2/19/2008 10:05:00 AM Changing wedding practices no longer follow tradition The Biker's Diary
By Dr. Jan Meyer
This seems to be the wedding planning season, judging from all of the activities about the topic at this time of year: many newspapers have published either wedding supplements or special articles about the topic, stores are holding bridal shows, and there are wedding fairs where the bride-to-be can find help and advice about every last little detail. I tend to think about weddings at this time of year, too, even without that stimulus: our wedding anniversary is right about now, and besides we have just celebrated Valentine's Day.
But wow, have things changed! Wedding bells may still be "breaking up that old gang of mine," but that may be one of the few things that is not different about weddings. In our grandparents' day weddings were no big deal in our culture. Probably for economic reasons, the bride didn't wear a dress that she would likely never wear again. Instead, she wore one that she would be able to wear many times after that; usually it was a homemade dress. The weddings most often took place at the home of the pastor or presiding clergy.
Then somewhere along the line, as our economy improved, a whole set of "rules" dictated how weddings would happen; those became our traditions.
Many of those traditions surrounding weddings were seemingly based on superstitions. The bride wore white to symbolize her virginity, and no one else could wear white as it would be in competition with the bride. And, both guests and wedding attendants never wore red or black: red because it was the color attributed to loose women and houses in the "red light district," black because it was supposed to be reserved for funeral attire.
It was about 20 years ago when I attended the first wedding (a double one, mother and son being married in the same ceremony) at which the brides wore black. So did all the bridesmaids. And I recently read about a wedding at which the bride wore the traditional white, but all the female attendants wore all black. The groom wore all black, and all of the groomsmen wore all white. The writer suggested that the colors - or lack of - were symbolic, meaning that this marriage was a black and white commitment, with no grey areas! Now, any color is acceptable, both for the bride and for the attendants.
In the past, it was considered bad luck for the groom to even see the bride on the day of the wedding ceremony. Today, that is old hat. The first time I noticed the beginning of what was to become this trend was when I attended a wedding when the reception was before the ceremony. At the time, this was pretty unusual, and when we remarked on it, the bride said she was determined that she and all of her guests were going to enjoy everything about the entire day, so having a meal and socializing ahead of time was a good way to get everyone to relax. Including her! And I must admit it worked: they seemed to enjoy every minute of the occasion.
Because the groom couldn't see the bride on the wedding day, the formal photographs were taken after the ceremony and before the reception. This wasn't particularly practical, as it meant there would be at least an hour wait for the bridal party to join the guests. By that time, many were ready to go home. Now, often the bride and groom have already been living together for quite some time, so the pictures are usually taken before the wedding. That seems a far more practical solution. But then, looking at some of the wedding and bridesmaids' dresses, that could be an uncomfortably long time to be in that clothing!

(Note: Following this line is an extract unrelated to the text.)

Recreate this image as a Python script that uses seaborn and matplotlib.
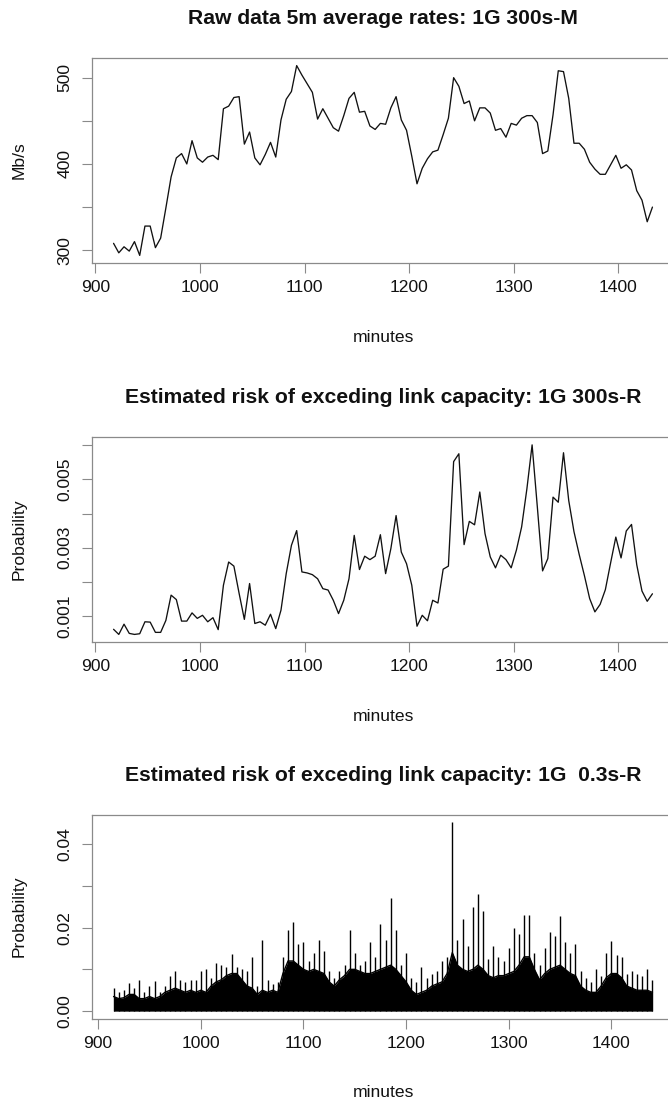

The makeup and physical placement of the attendants is also changing. It is common now to see non-symmetrical wedding groups: there are not always the same number of men and women lining up on the bride's and groom's sides. And sometimes females attend the groom, and vice versa. There was a mini-trend during which couples wrote their own vows. That doesn't happen as often now, but virtually no woman pledges to obey the husband anymore! Lighting of the unity candle now often includes the children of one or both spouses (blending his, hers, and sometimes ours) because there are so many second - and third -- marriages.
Of course the cost has changed a lot. Back when the father of the bride was paying for everything, weddings were a lot more simple. The dress might cost in the $100 range, and the reception was in the church basement with cake, nut cups, and punch for the refreshments. The big entertainment at those receptions, I remember well, was decorating the groom's car for the getaway.

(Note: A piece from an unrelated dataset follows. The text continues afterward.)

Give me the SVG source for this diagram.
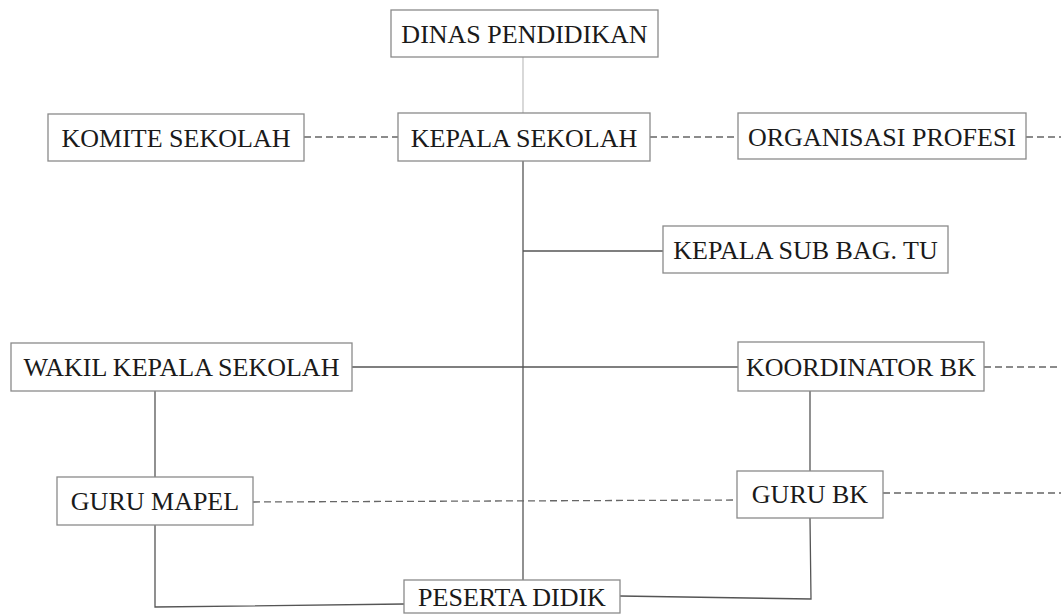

Now there are fewer weddings in churches. Also, the method of payment has changed: now, many times both sets of parents chip in to pay, and many couples are paying for it all themselves. In either case, it is not unheard of that couples and/or their parents take out a loan to pay for the event. That is understandable, since according to one wedding planner, the average wedding cost is now at $28,000! That seems odd to me, since I had read that the length of the marriage is inversely proportional to the cost of the wedding!
Another trend is the "destination wedding." Couples, families and the entire entourage of guests travel off to some exotic location, getting married on the beach, or in the mountains, underwater, or while jumping out of an airplane. If the couple can't or doesn't want to travel, they can choose a seasonal theme, Christmas and Valentine's being the easiest to imagine. However, some places specialize in selling seasonal wedding kits, including one for Halloween! The food has also grown more exotic, along with the honeymoon location, and of course also more expensive.
There is one thing, however, that won't change. At the end, no matter how traditional or avant-garde the occasion is, the couple will be married. And hopefully they will have enjoyed the event! I know we did, and it is even more fun to celebrate the occasion about this time every year!